National View: Overregulation means delays, added costs
We are all for clean waters and protecting the environment, and I thank the U.S. Environmental Protection Agency and U.S. Army Corps of Engineers for accepting comments on a proposal to change the definition of “waters of the United States” under the federal Clean Water Act.
An environmental engineer prior to becoming a county engineer, I understand environmental issues and their related costs to the environment, industry and public.
However, I am concerned with overregulation. It is not that I don’t think permits are necessary, just that we are being overregulated and made to jump through hoops for various regulators to get permits to address the same issues.
As an example, for a typical road reconstruction project, water-related permits are obtained from the Minnesota Pollution Control Agency for a National Pollutant Discharge Elimination System permit; from the Minnesota Department of Natural Resources for protected waters; from Clearwater County, which implements the Minnesota Wetland Conservation Act locally; from the Minnesota Board of Water and Soil Resources, which administers the Minnesota Wetland Conservation Act statewide; from the Corps of Engineers for discharge of dredged or fill materials; and from local watershed districts. I don’t understand why one agency cannot address all water-related permits.
It appears to me the proposed rules would greatly expand the Corps of Engineers’ jurisdiction way beyond what the federal laws intended. Rules should be changed for the Corps of Engineers to regulate only traditional navigable waters; remaining wetland impacts should be left to other agencies to regulate. This would prevent some overlapping of water-related permitting.

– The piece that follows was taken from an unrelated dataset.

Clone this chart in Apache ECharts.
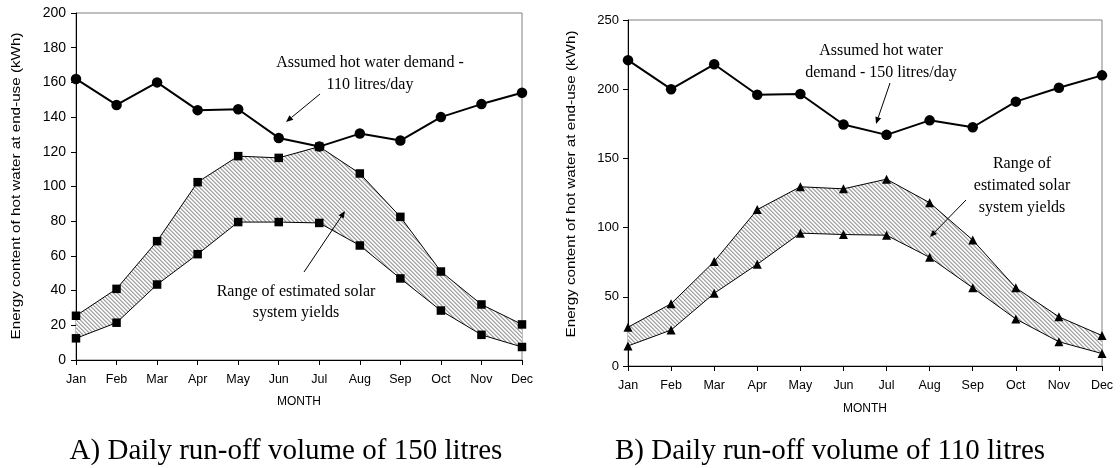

Other agencies regulate waters that drain into navigable waters. The EPA regulates runoff from construction sites through authority given to the Minnesota Pollution Control Agency to issue NPDES permits. Local and state agencies regulate the state’s Wetland Conservation Act, which is stricter than the federal regulations.
I believe the Corps of Engineers provides an important role in keeping our nation’s navigable waters in navigable condition for commerce and that the EPA plays an important role in protecting our nation’s waters and keeping them clean. It just does not make sense to me to expand the Corps of Engineers’ role when others are addressing the all-important water-quality impacts to our waters.

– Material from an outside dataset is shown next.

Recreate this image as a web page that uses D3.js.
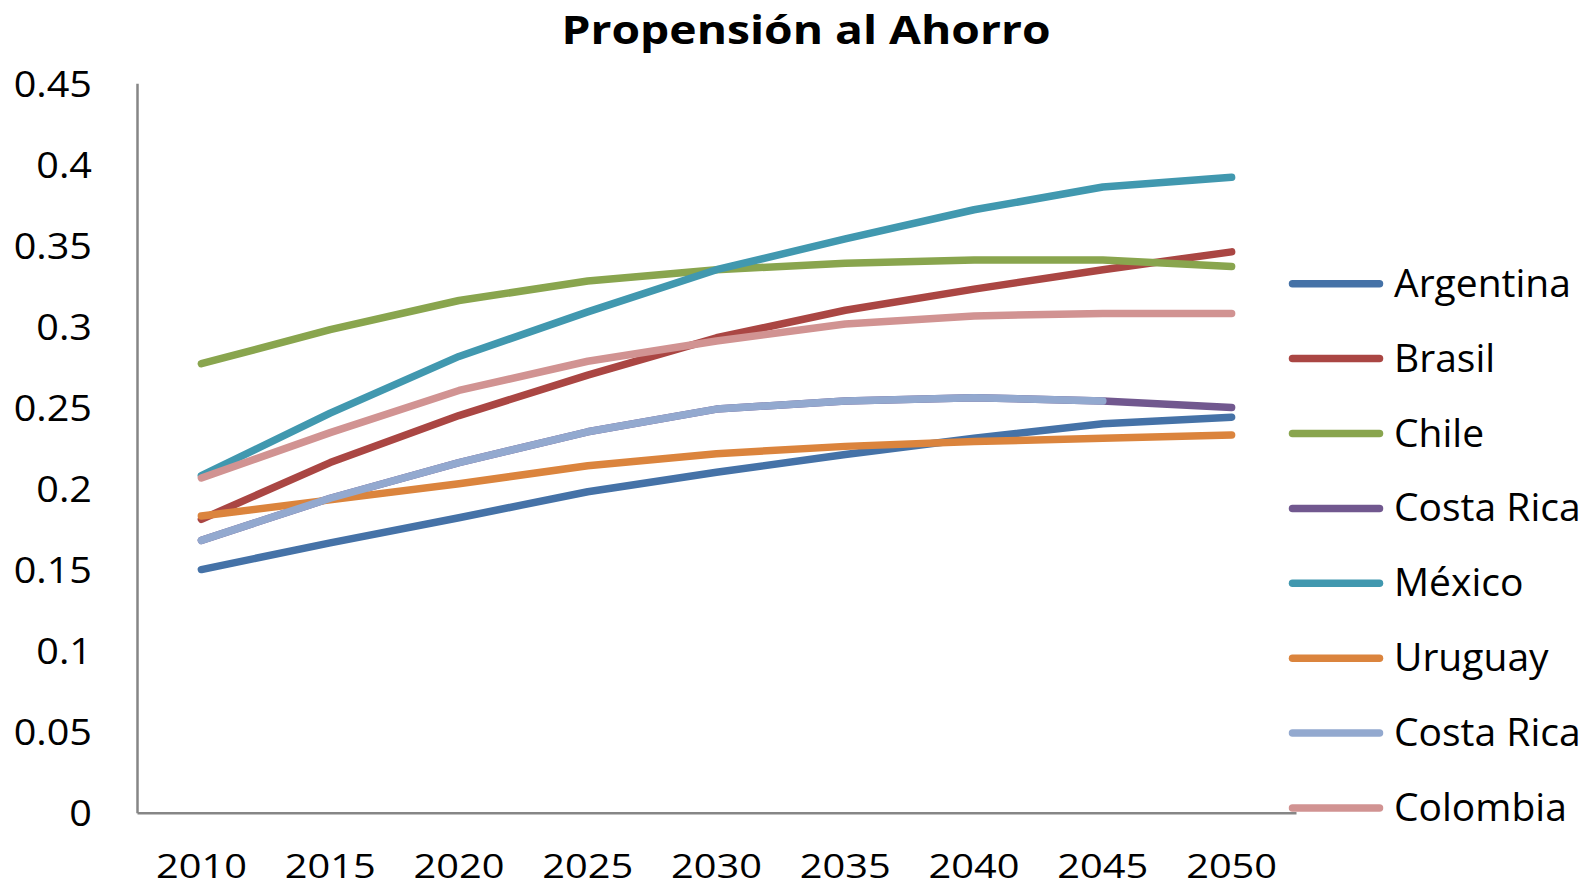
<!DOCTYPE html>
<html>
<head>
<meta charset="utf-8">
<script src="https://cdn.jsdelivr.net/npm/d3@7"></script>
<style>
  html, body { margin: 0; padding: 0; background: #fff; }
  svg { display: block; }
  text { font-family: "Open Sans", "DejaVu Sans", sans-serif; fill: #000; }
</style>
</head>
<body>
<svg id="chart" width="1589" height="889"></svg>
<script>
// Years on the horizontal axis
const years = ["2010", "2015", "2020", "2025", "2030", "2035", "2040", "2045", "2050"];

// Savings propensity per country
const argentina  = [0.150, 0.1665, 0.182, 0.198, 0.210, 0.221, 0.231, 0.240, 0.244];
const brasil     = [0.181, 0.216, 0.245, 0.270, 0.293, 0.310, 0.323, 0.335, 0.346];
const chile      = [0.277, 0.298, 0.316, 0.328, 0.335, 0.339, 0.341, 0.341, 0.337];
const costaRica  = [0.168, 0.194, 0.216, 0.235, 0.249, 0.254, 0.256, 0.254, 0.250];
const mexico     = [0.208, 0.2465, 0.2815, 0.309, 0.335, 0.354, 0.372, 0.386, 0.392];
const uruguay    = [0.183, 0.193, 0.203, 0.214, 0.2215, 0.226, 0.229, 0.231, 0.233];
const costaRica2 = [0.168, 0.194, 0.216, 0.235, 0.249, 0.254, 0.256, 0.254, null];
const colombia   = [0.2065, 0.2345, 0.2605, 0.2785, 0.291, 0.3015, 0.3065, 0.308, 0.308];

// Y axis tick labels
const yTicks = [0, 0.05, 0.1, 0.15, 0.2, 0.25, 0.3, 0.35, 0.4, 0.45];
const yTickLabels = ["0", "0.05", "0.1", "0.15", "0.2", "0.25", "0.3", "0.35", "0.4", "0.45"];

const seriesNames  = ["Argentina", "Brasil", "Chile", "Costa Rica", "México", "Uruguay", "Costa Rica", "Colombia"];
const seriesValues = [argentina, brasil, chile, costaRica, mexico, uruguay, costaRica2, colombia];
const seriesColors = ["#4572A7", "#AA4643", "#89A54E", "#71588F", "#4198AF", "#DB843D", "#93A9CF", "#D19392"];

const svg = d3.select("#chart");

const plot = { left: 137, right: 1296, top: 83.3, bottom: 812.7 };

const x = d3.scaleBand().domain(years).range([plot.left, plot.right]);
const y = d3.scaleLinear().domain([0, 0.45]).range([plot.bottom, plot.top]);

// Stretch text horizontally to a given width
function fitWidth(sel, width) {
  sel.attr("textLength", width).attr("lengthAdjust", "spacingAndGlyphs");
}

// Title
svg.append("text")
  .attr("x", 806)
  .attr("y", 43.5)
  .attr("text-anchor", "middle")
  .style("font-size", "40px")
  .style("font-weight", "700")
  .text("Propensión al Ahorro")
  .call(fitWidth, 489);

// Y axis
const yAxis = d3.axisLeft(y)
  .tickValues(yTicks)
  .tickFormat((d, i) => yTickLabels[i])
  .tickSize(0)
  .tickPadding(45);

const gy = svg.append("g")
  .attr("transform", `translate(${plot.left},0)`)
  .call(yAxis);
gy.select(".domain").attr("stroke", "#868686").attr("stroke-width", 2.5);
gy.selectAll(".tick text")
  .style("font-size", "36px")
  .attr("dy", "0.36em")
  .each(function () {
    const t = d3.select(this);
    const len = this.getComputedTextLength();
    t.call(fitWidth, len * 1.1);
  });

// X axis
const xAxis = d3.axisBottom(x).tickSize(0).tickPadding(65);
const gx = svg.append("g")
  .attr("transform", `translate(0,${plot.bottom})`)
  .call(xAxis);
gx.select(".domain").attr("stroke", "#868686").attr("stroke-width", 2.5);
gx.selectAll(".tick text")
  .style("font-size", "33px")
  .attr("dy", "0")
  .call(fitWidth, 91);

// Series lines
const line = d3.line()
  .defined(d => d.v !== null)
  .x(d => x(d.year) + x.bandwidth() / 2)
  .y(d => y(d.v));

seriesValues.forEach((vals, i) => {
  const pts = years.map((yr, j) => ({ year: yr, v: vals[j] }));
  svg.append("path")
    .datum(pts)
    .attr("fill", "none")
    .attr("stroke", seriesColors[i])
    .attr("stroke-width", 7.5)
    .attr("stroke-linecap", "round")
    .attr("stroke-linejoin", "round")
    .attr("d", line);
});

// Legend
const legend = svg.append("g");
seriesNames.forEach((name, i) => {
  const ly = 283.7 + i * 74.9;
  legend.append("line")
    .attr("x1", 1292.5).attr("x2", 1379.5)
    .attr("y1", ly).attr("y2", ly)
    .attr("stroke", seriesColors[i])
    .attr("stroke-width", 7.5)
    .attr("stroke-linecap", "round");
  legend.append("text")
    .attr("x", 1394)
    .attr("y", ly + 13)
    .style("font-size", "39px")
    .text(name);
});
</script>
</body>
</html>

Although many times I question the Corps of Engineers’ jurisdiction over a project, we in Clearwater County normally just sign off, giving the Corps of Engineers jurisdiction because it is easier and faster than waiting for the Corps to do a formal jurisdiction review.
However, we recently had a permit application that took much longer than necessary. It was a permit to impact less than 1 acre of isolated wetlands. We used to get these general permits back in about 90 days. This permit took 236 days. According to processing rules, a request for additional information has to be made within 15 days. In our case, it took 90 days. Only 60 days are set aside to issue a permit after a completed application, according to regulations. A total of 128 days passed before we were given the permit after receiving the completed application. It also should be noted the additional information requested by the Corps of Engineers was just to show the impacts in a graphically different way on a map. The additional information provided did not change the actual wetlands impacted. The original application was acceptable to other wetland regulatory agencies.

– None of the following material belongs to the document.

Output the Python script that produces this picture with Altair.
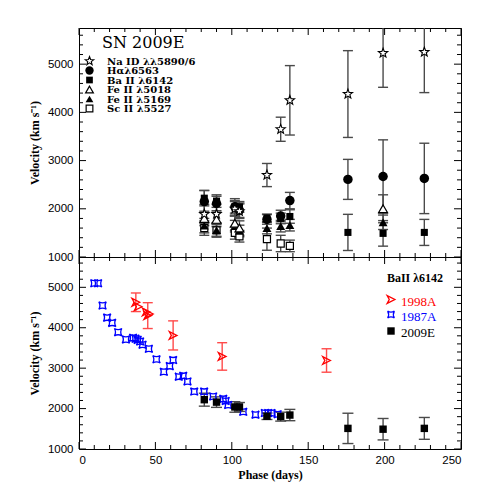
import altair as alt
import pandas as pd

# ---------------- data ----------------
# Top panel: SN 2009E line velocities (km/s) vs phase (days)
na_day = [82, 90, 102, 105, 123, 132, 138, 176, 199, 226]
na_vel = [1890, 1890, 2000, 1950, 2700, 3650, 4250, 4380, 5230, 5250]
na_err = [200, 200, 150, 150, 240, 250, 720, 900, 710, 840]

ha_day = [82, 90, 102, 105, 123, 132, 138, 176, 199, 226]
ha_vel = [2150, 2110, 2040, 1970, 1780, 1850, 2170, 2610, 2670, 2630]
ha_err = [230, 150, 170, 150, 100, 120, 170, 415, 760, 730]

ba_day = [82, 90, 102, 105, 123, 132, 138, 176, 199, 226]
ba_vel = [2220, 2160, 2040, 2040, 1810, 1800, 1840, 1510, 1490, 1510]
ba_err = [160, 130, 130, 110, 80, 110, 140, 375, 265, 270]

fe18_day = [82, 90, 102, 105, 199]
fe18_vel = [1800, 1780, 1700, 1600, 2000]
fe18_err = [150, 150, 150, 150, 290]

fe69_day = [82, 90, 102, 105, 123, 132, 138, 199]
fe69_vel = [1650, 1560, 1640, 1540, 1600, 1640, 1660, 1720]
fe69_err = [150, 150, 120, 120, 120, 120, 120, 150]

sc_day = [82, 90, 102, 105, 123, 132, 138]
sc_vel = [1600, 1550, 1500, 1430, 1370, 1280, 1230]
sc_err = [150, 120, 130, 120, 230, 170, 120]

# Bottom panel: Ba II 6142 comparison
sn87_day = [10, 12.5, 15.4, 18.4, 21.7, 25.6, 30.7, 35.4, 37, 38.4, 40, 41.6, 45.7,
             50.7, 55.5, 59.4, 61.6, 65.3, 68.2, 71, 75.4, 81.9, 87.8, 94.4, 96,
             97.6, 107.5, 115.5, 121.6, 123.8, 126, 130]
sn87_vel = [5100, 5100, 4550, 4250, 4120, 3890, 3710, 3750, 3730, 3700, 3660, 3580, 3480,
            3220, 2910, 3050, 3200, 2790, 2810, 2670, 2420, 2420, 2300, 2240, 2190,
            2090, 1920, 1850, 1890, 1890, 1890, 1860]

sn98_day = [37.2, 38.7, 44, 45, 46, 61.6, 93.7, 162]
sn98_vel = [4630, 4520, 4390, 4300, 4340, 3810, 3290, 3190]
sn98_err = [230, 0, 0, 320, 0, 360, 340, 290]

# axis ticks
x_labels = [0, 50, 100, 150, 200, 250]
x_minor = [v for v in range(10, 250, 10) if v % 50 != 0]
y_labels = [1000, 2000, 3000, 4000, 5000]
y_minor = [v for v in range(1200, 5750, 200) if v % 1000 != 0]

legend_top = ["Na ID λλ5890/6", "Hαλ6563", "Ba II λ6142", "Fe II λ5018", "Fe II λ5169", "Sc II λ5527"]
legend_bot = ["1998A", "1987A", "2009E"]

# ---------------- styling ----------------
W = 382
H_TOP = 229
H_BOT = 192
XS = alt.Scale(domain=[0, 250], nice=False, zero=False)
YS = alt.Scale(domain=[1000, 5750], nice=False, zero=False)
ECOL = "#4a4a4a"

STAR = ("M0,-1 L0.247,-0.34 L0.951,-0.309 L0.399,0.13 L0.588,0.809 L0,0.42 "
        "L-0.588,0.809 L-0.399,0.13 L-0.951,-0.309 L-0.247,-0.34 Z")
CONCAVE = "M-1,-1 Q0,-0.4 1,-1 Q0.4,0 1,1 Q0,0.4 -1,1 Q-0.4,0 -1,-1 Z"
NOTCH = "M-1,-1 L1,0 L-1,1 L-0.45,0 Z"

YAX = alt.Axis(values=y_labels, format="d", title="Velocity (km s⁻¹)", labelPadding=6, titlePadding=6)
XAX_BOT = alt.Axis(values=x_labels, format="d", title="Phase (days)", labelPadding=5, titlePadding=4)


def enc_x(xax):
    return alt.X("d:Q", scale=XS, axis=xax, title=None if xax is None else "Phase (days)")


def errbars(days, vels, errs, xax, color, cap=10):
    df = pd.DataFrame({"d": days, "v": vels, "e": errs})
    base = alt.Chart(df).transform_filter("datum.e > 0").transform_calculate(
        lo="datum.v - datum.e", hi="datum.v + datum.e")
    x = enc_x(xax)
    rule = base.mark_rule(color=color, strokeWidth=1.4, clip=True).encode(
        x=x, y=alt.Y("lo:Q", scale=YS, axis=YAX), y2="hi:Q")
    lo = base.mark_tick(orient="horizontal", color=color, size=cap, thickness=1.4,
                        clip=True, opacity=1).encode(x=x, y=alt.Y("lo:Q", scale=YS, axis=YAX))
    hi = base.mark_tick(orient="horizontal", color=color, size=cap, thickness=1.4,
                        clip=True, opacity=1).encode(x=x, y=alt.Y("hi:Q", scale=YS, axis=YAX))
    return [rule, lo, hi]


def pts(days, vels, xax, **mk):
    df = pd.DataFrame({"d": days, "v": vels})
    return alt.Chart(df).mark_point(opacity=1, clip=True, **mk).encode(
        x=enc_x(xax), y=alt.Y("v:Q", scale=YS, axis=YAX))


def frame_ticks(h, xax):
    layers = []
    for vals, L in ((x_labels, 7), (x_minor, 4)):
        df = pd.DataFrame({"d": vals})
        layers.append(alt.Chart(df).mark_rule(color="black", strokeWidth=1).encode(
            x=enc_x(xax), y=alt.value(h), y2=alt.value(h - L)))
        layers.append(alt.Chart(df).mark_rule(color="black", strokeWidth=1).encode(
            x=enc_x(xax), y=alt.value(0), y2=alt.value(L)))
    for vals, L in ((y_labels, 7), (y_minor, 4)):
        df = pd.DataFrame({"v": vals})
        layers.append(alt.Chart(df).mark_rule(color="black", strokeWidth=1).encode(
            y=alt.Y("v:Q", scale=YS, axis=YAX), x=alt.value(0), x2=alt.value(L)))
        layers.append(alt.Chart(df).mark_rule(color="black", strokeWidth=1).encode(
            y=alt.Y("v:Q", scale=YS, axis=YAX), x=alt.value(W), x2=alt.value(W - L)))
    return layers


def txt(s, x, y, size=12, color="black", font="Liberation Serif", weight="bold", align="left"):
    return alt.Chart(pd.DataFrame({"t": [s]})).mark_text(
        align=align, baseline="middle", fontSize=size, font=font, fontWeight=weight, color=color
    ).encode(text="t:N", x=alt.value(x), y=alt.value(y))


def sym(x, y, **mk):
    return alt.Chart(pd.DataFrame({"t": [0]})).mark_point(opacity=1, **mk).encode(
        x=alt.value(x), y=alt.value(y))


# ---------------- top panel ----------------
top_layers = frame_ticks(H_TOP, None)
for d, v, e in ((sc_day, sc_vel, sc_err), (fe69_day, fe69_vel, fe69_err),
                (fe18_day, fe18_vel, fe18_err), (ba_day, ba_vel, ba_err),
                (ha_day, ha_vel, ha_err), (na_day, na_vel, na_err)):
    top_layers += errbars(d, v, e, None, ECOL)

top_styles = [
    dict(shape=STAR, filled=False, fill="white", stroke="black", strokeWidth=1.1, size=95),
    dict(shape="circle", filled=True, color="black", size=90),
    dict(shape="square", filled=True, color="black", size=50),
    dict(shape="triangle-up", filled=False, fill="white", stroke="black", strokeWidth=1.2, size=80),
    dict(shape="triangle-up", filled=True, color="black", size=80),
    dict(shape="square", filled=False, fill="white", stroke="black", strokeWidth=1.2, size=50),
]
series_top = [(na_day, na_vel), (ha_day, ha_vel), (ba_day, ba_vel),
              (fe18_day, fe18_vel), (fe69_day, fe69_vel), (sc_day, sc_vel)]
order = [5, 4, 3, 2, 1, 0]
for i in order:
    d, v = series_top[i]
    top_layers.append(pts(d, v, None, **top_styles[i]))

top_layers.append(txt("SN 2009E", 23, 15, size=16, font="DejaVu Serif", weight="normal"))
row_y = [33, 42.5, 52, 61.5, 71, 80.5]
legend_sizes = [80, 70, 45, 60, 60, 45]
for i, lab in enumerate(legend_top):
    st = dict(top_styles[i])
    st["size"] = legend_sizes[i]
    top_layers.append(sym(10.5, row_y[i], **st))
    top_layers.append(txt(lab, 28, row_y[i] + 0.5, size=10, font="DejaVu Serif"))

top = alt.layer(*top_layers).properties(width=W, height=H_TOP)

# ---------------- bottom panel ----------------
bot_layers = frame_ticks(H_BOT, XAX_BOT)
bot_layers += errbars(sn98_day, sn98_vel, sn98_err, XAX_BOT, "#ff4a4a")
bot_layers += errbars(ba_day, ba_vel, ba_err, XAX_BOT, ECOL, cap=11)
bot_layers.append(pts(sn87_day, sn87_vel, XAX_BOT, shape=CONCAVE, filled=False,
                      fill="transparent", stroke="#0000ff", strokeWidth=1.3, size=55))
bot_layers.append(pts(sn98_day, sn98_vel, XAX_BOT, shape=NOTCH, filled=False,
                      fill="transparent", stroke="#ff0000", strokeWidth=1.3, size=60))
bot_layers.append(pts(ba_day, ba_vel, XAX_BOT, shape="square", filled=True, color="black", size=55))

bot_layers.append(txt("BaII λ6142", 336, 21, size=12, align="center"))
bot_sym = [
    dict(shape=NOTCH, filled=False, fill="transparent", stroke="#ff0000", strokeWidth=1.3, size=60),
    dict(shape=CONCAVE, filled=False, fill="transparent", stroke="#0000ff", strokeWidth=1.3, size=45),
    dict(shape="square", filled=True, color="black", size=55),
]
bot_col = ["#ff0000", "#0000ff", "black"]
bot_rows = [42.5, 57.5, 74]
for i, lab in enumerate(legend_bot):
    bot_layers.append(sym(312, bot_rows[i], **bot_sym[i]))
    bot_layers.append(txt(lab, 322, bot_rows[i] + 2, size=13, color=bot_col[i], weight="normal"))

bottom = alt.layer(*bot_layers).properties(width=W, height=H_BOT)

chart = alt.vconcat(top, bottom, spacing=0, bounds="flush").resolve_scale(
    x="independent", y="independent"
).properties(
    padding={"left": 19, "top": 19, "right": 5, "bottom": 5}
).configure_view(
    stroke="black", strokeWidth=1
).configure_axis(
    grid=False, domain=False, ticks=False, tickSize=0,
    labelFont="Liberation Sans", labelFontSize=11.5, labelColor="black",
    titleFont="Liberation Serif", titleFontSize=12, titleFontWeight="bold", titleColor="black"
)

chart.save("out.html", embed_options={"renderer": "svg", "actions": False})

Who is responsible for holding the Corps of Engineers to the timelines stated in the regulations? Our district Corps of Engineers blamed the delay on being understaffed. So why would anyone want to expand the Corps of Engineers’ jurisdiction when it apparently already has more work than can be handled?
Remember, where the Corps of Engineers’ jurisdiction ends other agencies pick up. Runoff into wetlands and waters of the state are being regulated by the EPA through the MPCA via NPDES permits, and wetland impacts are being addressed by local and state agencies.
It appears to me the proposed rules do not provide clarification over jurisdiction, leaving everything still up to individual interpretation. The proposed rules should be written clearly to clarify that the Corps of Engineers’ jurisdiction is traditional navigable waters. The proposed rules should state the Corps of Engineers’ jurisdiction only covers the waters listed and that other water-quality and wetlands impacts fall under other agencies to address water quality through the NPDES program and wetland impacts through the Wetland Conservation Act, which is being administered by most states with oversight by the EPA.
Having multiple agencies regulate the same thing just adds unnecessary cost to the public. I urge the EPA and Corps of Engineers to consider separating and clearly defining who has juridical oversight of each area. With today’s technology and GIS systems each agency jurisdiction coverage area could be laid out on a map. Separating out the jurisdiction and having predetermined mapped areas of jurisdiction would greatly reduce future litigation costs for the agencies and provide clear direction to the applicants of water-related impacts.
Dan S. Sauvé of Bemidji, Minn., is a professional engineer in charge of the highway departments for Clearwater County. A version of this commentary was submitted to the U.S. Environmental Protection Agency and U.S. Army Corps of Engineers as a letter in response to the proposal to change the definition of “waters of the United States” under the federal Clean Water Act.